Interfaith Insight - 2023
Permanent link for A Christian perspective on the Jewish Yom Kippur by Douglas Kindschi, Director, Kaufman Interfaith Institute on September 18, 2023
Rosh Hashanah, the Jewish New Year is the first of the High Holy Days. Nine days later comes a day of fasting rather than feasting. Yom Kippur means Day of Atonement and is the time to look back, pray, repent and seek to change. Jonathan Sacks, the former chief rabbi in Great Britain, in a blog suggests that it is the time we ask the deepest questions about our lives: Who are we? How shall we live?
Such acts of repentance assume that we can, in fact, change. Sacks asks, “Where did Western civilization get the idea that people can change? It is not an obvious idea. Many great cultures have simply not thought in these terms. The Greeks, for instance, believed that we are what we are, and we cannot change what we are. They believed that character is destiny, and the character itself is something we are born with.”
Stories of change, however, are to be found throughout the Abrahamic religions. The story of Noah in Hebrew Scripture tells of the warning to the city of Nineveh that it will be destroyed, yet because of repentance, the city is spared. The prophet Ezekiel cries out, “Thus says the Lord God: Repent and turn away from your idols; and turn away your faces from all your abominations” (Ezekiel 14:6). Likewise the prophet Joel calls out, "Rend your hearts, and not your garments. Return to the Lord, your God, for he is slow to anger and abounding in steadfast love" (Joel 2:13).
In this same prophetic tradition we read in the first book of the Christian New Testament about John the Baptist, who came preaching repentance in the wilderness of Judea. In the next chapter when Jesus hears of John’s imprisonment he picks up the theme, “Repent, for the kingdom of heaven is at hand” (Matthew 4:1). No wonder that these two Jewish figures would sound the repentance theme. In similar fashion the apostle Peter preached repentance as did Paul.
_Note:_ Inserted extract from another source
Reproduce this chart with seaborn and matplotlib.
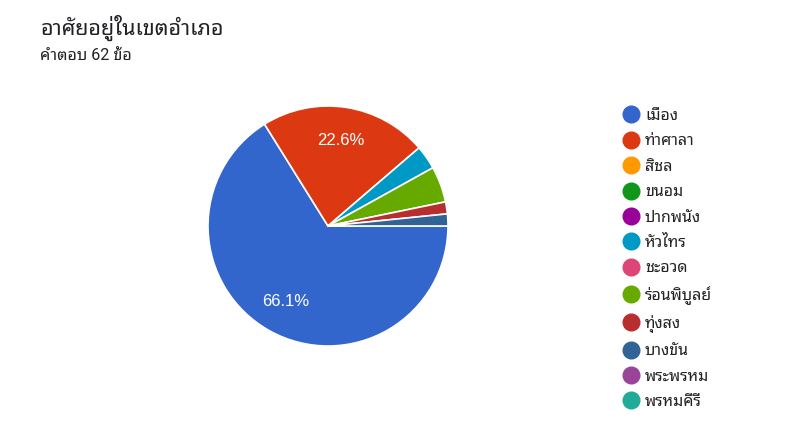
import matplotlib
matplotlib.use("Agg")
import matplotlib.pyplot as plt
from matplotlib.lines import Line2D
import seaborn as sns
import pandas as pd

# ---- data ----
districts = ["เมือง", "ท่าศาลา", "สิชล", "ขนอม", "ปากพนัง", "หัวไทร",
             "ชะอวด", "ร่อนพิบูลย์", "ทุ่งสง", "บางขัน", "พระพรหม", "พรหมคีรี"]
counts = [41, 14, 0, 0, 0, 2, 0, 3, 1, 1, 0, 0]
colors = ["#3366cc", "#dc3912", "#ff9900", "#109618", "#990099", "#0099c6",
          "#dd4477", "#66aa00", "#b82e2e", "#316395", "#994499", "#22aa99"]
title = "อาศัยอยู่ในเขตอำเภอ"
subtitle = "คำตอบ 62 ข้อ"

sns.set_theme(style="white")
FAM = ["Roboto", "Noto Sans Thai Looped", "DejaVu Sans"]
plt.rcParams["font.family"] = FAM

df = pd.DataFrame({"district": districts, "count": counts, "color": colors})
nz = df[df["count"] > 0]

fig = plt.figure(figsize=(8, 4.43), dpi=100)
W, H = 800, 443
cx, cy, r = 328, 226, 120
ax = fig.add_axes([(cx - r) / W, (H - cy - r) / H, 2 * r / W, 2 * r / H])

def pct(p):
    return f"{p:.1f}%" if p > 10 else ""

wedges, texts, autotexts = ax.pie(
    nz["count"], colors=nz["color"], startangle=0, counterclock=False,
    autopct=pct, pctdistance=0.72,
    wedgeprops=dict(edgecolor="white", linewidth=1.2),
    textprops=dict(color="white", fontsize=12,
                   family=["Liberation Sans", "DejaVu Sans"]),
)
ax.set_xlim(-1.0, 1.0)
ax.set_ylim(-1.0, 1.0)
ax.set_aspect("equal")

fig.text(40 / W, 1 - 28 / H, title, fontsize=15.5, color="#202124", va="center")
fig.text(40 / W, 1 - 55 / H, subtitle, fontsize=11.6, color="#202124", va="center")

handles = [Line2D([], [], marker="o", linestyle="", markersize=12,
                  markerfacecolor=c, markeredgecolor=c) for c in colors]
leg = fig.legend(handles, districts, loc="upper left",
                 bbox_to_anchor=(613 / W, 1 - 100 / H), frameon=False,
                 fontsize=11.5, labelspacing=0.65, handletextpad=0.3,
                 handlelength=1.2, borderpad=0)
for t in leg.get_texts():
    t.set_color("#222222")

fig.savefig("out.png", dpi=100)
In what is perhaps the best known of Jesus’ parables, the prodigal son asks for his inheritance and leaves his family only to come to the realization that he must repent, change his ways and seek to return to his waiting father.
We have the power to change our ways. It is this ability to make a decision, to decide to act differently that is critical to the concept of repentance. Even today there are those who argue that our character and actions are completely determined by our genes, by our DNA. They say that choice and free will are just illusions. Our religious traditions, however, remind us that we have the opportunity to choose, to repent, to live a better life.
In this season of Yom Kippur, no matter what our religious tradition, let us take time to examine our lives, repent, and then act in ways we know to be right.